Neil Young sur scène à Los Angeles, Californie, le 6 février 2015. MARIO ANZUONI/REUTERS |
En mai 2006, Living With War, le vingt-huitième album studio de Neil Young, avait pour thème principal la dénonciation de la politique étrangère agressive de l’administration du président américain George Walker Bush, à la suite de l’invasion de l’Irak en mars 2003. Un disque au propos féroce, traité dans une urgence musicale, avec des textes directs. L’album se révélait le plus ouvertement politisé dans son intégralité, parmi les enregistrements du chanteur, guitariste, harmoniciste, claviériste, auteur-compositeur et producteur canadien. Il s’était déjà prononcé contre un autre Bush, George Herbert Walker, le père, et président des Etats-Unis de 1989 à 1993 lors de la première guerre du Golfe, en particulier durant une tournée avec le groupe Crazy Horse, en 1991, toute en déflagrations sonores et rages musicales.
Neuf ans après Living With War, Neil Young identifie tout autant une autre cible, la compagnie Monsanto, entreprise américaine spécialisée dans les biotechnologies agricoles et notamment fabricant de l’herbicide Roundup. Un nom qui figure dans le titre de l’album, The Monsanto Years et dans plusieurs des chansons (A Rock Star Bucks A Coffee Shop, Workin’Man, Monsanto Years). Et au-delà un propos général sur les méfaits des grandes entreprises en matière d’environnement (le recours aux organismes génétiquement modifiés), de surexploitation des ressources de la planète (la compagnie pétrolière américaine Chevron est citée), l’avenir de nos enfants dans un monde pollué…
Sauver la planète
De longue date, quasi depuis ses débuts phonographiques à la fin des années 1960, Neil Young a évoqué les bienfaits de mère Nature, a chanté des paysages, le vent, les prairies. En septembre 1985, il coorganise avec Willie Nelson et John Mellencamp le premier Farm Aid, initialement destiné à venir en aide aux fermiers pris à la gorge par des crédits.
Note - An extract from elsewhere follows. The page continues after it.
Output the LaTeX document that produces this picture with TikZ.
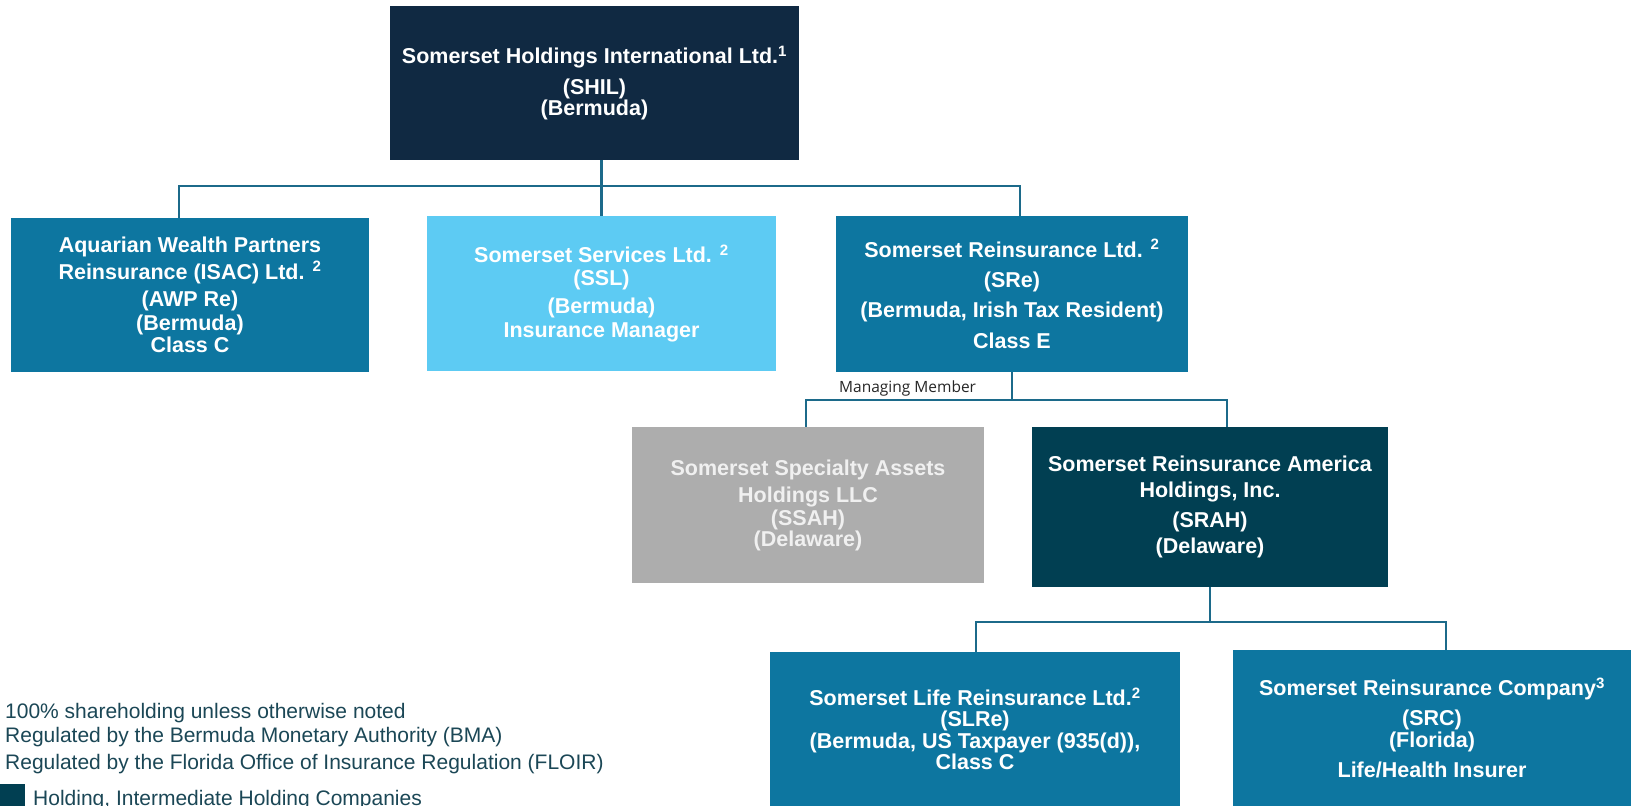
\documentclass[tikz,border=0pt]{standalone}
\usepackage{fontspec}
\setmainfont{Liberation Sans}
\newfontfamily\mmfont{Open Sans}
\definecolor{navy}{HTML}{102942}
\definecolor{midblue}{HTML}{0D76A0}
\definecolor{lightblue}{HTML}{5DCBF3}
\definecolor{greybox}{HTML}{ADADAD}
\definecolor{darkteal}{HTML}{013F52}
\definecolor{lineblue}{HTML}{1C6A8A}
\definecolor{legendtext}{HTML}{1B4756}
\newcommand\boxfont{\bfseries\fontsize{21.5}{22}\selectfont}
\tikzset{
  orgbox/.style={rectangle, inner sep=0pt, align=center, text=white, font=\boxfont},
  conn/.style={draw=lineblue, line width=2.4pt, line join=miter},
  legendtxt/.style={anchor=base west, inner sep=0pt, text=legendtext, font=\fontsize{21}{24}\selectfont},
}
\begin{document}
\begin{tikzpicture}[x=1pt, y=-1pt]
\useasboundingbox (0,0) rectangle (1631,806);
\fill[white] (0,0) rectangle (1631,806);

% boxes
\node[orgbox, fill=navy, minimum width=409pt, minimum height=154pt] (shil) at (594.5,83)
  {Somerset Holdings International Ltd.\textsuperscript{1}\\[9pt] (SHIL)\\[-1pt] (Bermuda)};
\node[orgbox, fill=midblue, minimum width=358pt, minimum height=154pt] (awp) at (190,295)
  {Aquarian Wealth Partners\\[3pt] Reinsurance (ISAC) Ltd. \textsuperscript{2}\\[5pt] (AWP Re)\\[2pt] (Bermuda)\\ Class C};
\node[orgbox, fill=lightblue, minimum width=349pt, minimum height=155pt] (ssl) at (601.5,293.5)
  {Somerset Services Ltd. \textsuperscript{2}\\[1pt] (SSL)\\[6pt] (Bermuda)\\[2pt] Insurance Manager};
\node[orgbox, fill=midblue, minimum width=352pt, minimum height=156pt] (sre) at (1012,294)
  {Somerset Reinsurance Ltd. \textsuperscript{2}\\[8pt] (SRe)\\[8pt] (Bermuda, Irish Tax Resident)\\[9pt] Class E};
\node[orgbox, fill=greybox, text=white!94!black, minimum width=352pt, minimum height=156pt] (ssah) at (808,505)
  {Somerset Specialty Assets\\[5pt] Holdings LLC\\[1pt] (SSAH)\\[-1pt] (Delaware)};
\node[orgbox, fill=darkteal, minimum width=356pt, minimum height=160pt] (srah) at (1210,507)
  {Somerset Reinsurance America\\[4pt] Holdings, Inc.\\[8pt] (SRAH)\\[4pt] (Delaware)};
\node[orgbox, fill=midblue, minimum width=410pt, minimum height=154pt] (slre) at (975,729)
  {Somerset Life Reinsurance Ltd.\textsuperscript{2}\\[-1pt] (SLRe)\\ (Bermuda, US Taxpayer (935(d)),\\[-1pt] Class C};
\node[orgbox, fill=midblue, minimum width=398pt, minimum height=156pt] (src) at (1432,728)
  {Somerset Reinsurance Company\textsuperscript{3}\\[8pt] (SRC)\\ (Florida)\\[8pt] Life/Health Insurer};

% first level connectors
\coordinate (busAL) at (179,186);
\coordinate (busAR) at (1020,186);
\draw[conn] (ssl.north) -- (ssl.north |- shil.south);
\draw[conn] (busAL |- awp.north) -- (busAL) -- (busAR) -- (busAR |- sre.north);

% second level connectors
\coordinate (busBL) at (806,400);
\coordinate (busBR) at (1227,400);
\draw[conn] (sre.south) -- (sre.south |- busBL);
\draw[conn] (busBL |- ssah.north) -- (busBL) -- (busBR) -- (busBR |- srah.north);
\node[anchor=west, inner sep=0pt, font=\mmfont\fontsize{15.5}{18}\selectfont, text=black!85] (mm) at (839,388) {Managing Member};

% third level connectors
\coordinate (busCL) at (976,622);
\coordinate (busCR) at (1446,622);
\draw[conn] (srah.south) -- (srah.south |- busCL);
\draw[conn] (busCL |- slre.north) -- (busCL) -- (busCR) -- (busCR |- src.north);

% legend
\node[legendtxt] (lg1) at (5,718) {100\% shareholding unless otherwise noted};
\node[legendtxt] (lg2) at (5,742) {Regulated by the Bermuda Monetary Authority (BMA)};
\node[legendtxt] (lg3) at (5,769) {Regulated by the Florida Office of Insurance Regulation (FLOIR)};
\node[rectangle, fill=darkteal, inner sep=0pt, minimum width=25pt, minimum height=26pt, anchor=north west] (sq) at (0,784) {};
\node[legendtxt] (lg4) at (33,805) {Holding, Intermediate Holding Companies};
\end{tikzpicture}
\end{document}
Avec l’album concept Greendale (2003), Young mêlait à une histoire de meurtre dans une petite ville un appel vibrant à sauver la planète (la chanson hymne Be the Rain, en final). Avec Fork in the Road, en 2009, il évoquait les énergies alternatives, lui qui, par ailleurs, avait travaillé sur un prototype de voiture hybride.
On pouvait attendre que pour ce disque engagé, son propos artistique soit porté par un souffle et un élan musical. Or, ce que laisse entendre The Monsanto Years, c’est plutôt un Neil Young moyen. D’abord, avec des textes qui relèvent plus de la formule basique, positif/négatif, que d’une réflexion élaborée. « C’est un nouveau jour pour la planète/C’est un nouveau jour pour le soleil » (A New Day for Love) ; « Moins de poissons nagent dans notre océan/Les glaces âgées dérivent dans nos mers/Fermement tu te dresses contre ce pillage » (Wolf Moon) ; « Dans les rues du Capitole/Les grandes sociétés prennent le contrôle » (Big Box) ; « Les semences sont la vie/Et nul ne peut les posséder » (Rules of Change) Qui voudrait soutenir le contraire ?
Musicalement, Young propose un country-rock plus ou moins enlevé, électrique, avec une ballade acoustique. Il a réuni au Teatro, à Oxnard (Californie), les cinq musiciens de Promise of the Real, mené par les guitaristes et chanteurs Lukas et Micah Nelson, fils de Willie Nelson. Une jeune formation bien ordonnée (le DVD qui accompagne le CD montre le groupe enregistrant avec Young) qui interprète ce qui sonne davantage comme une répétition, avec des interventions un peu hasardeuses, des flottements, que comme des compositions bien structurées.
The Monsanto Years, de Neil Young & Promise of the Real, 1 CD et 1 DVD Reprise Records/Warner Music.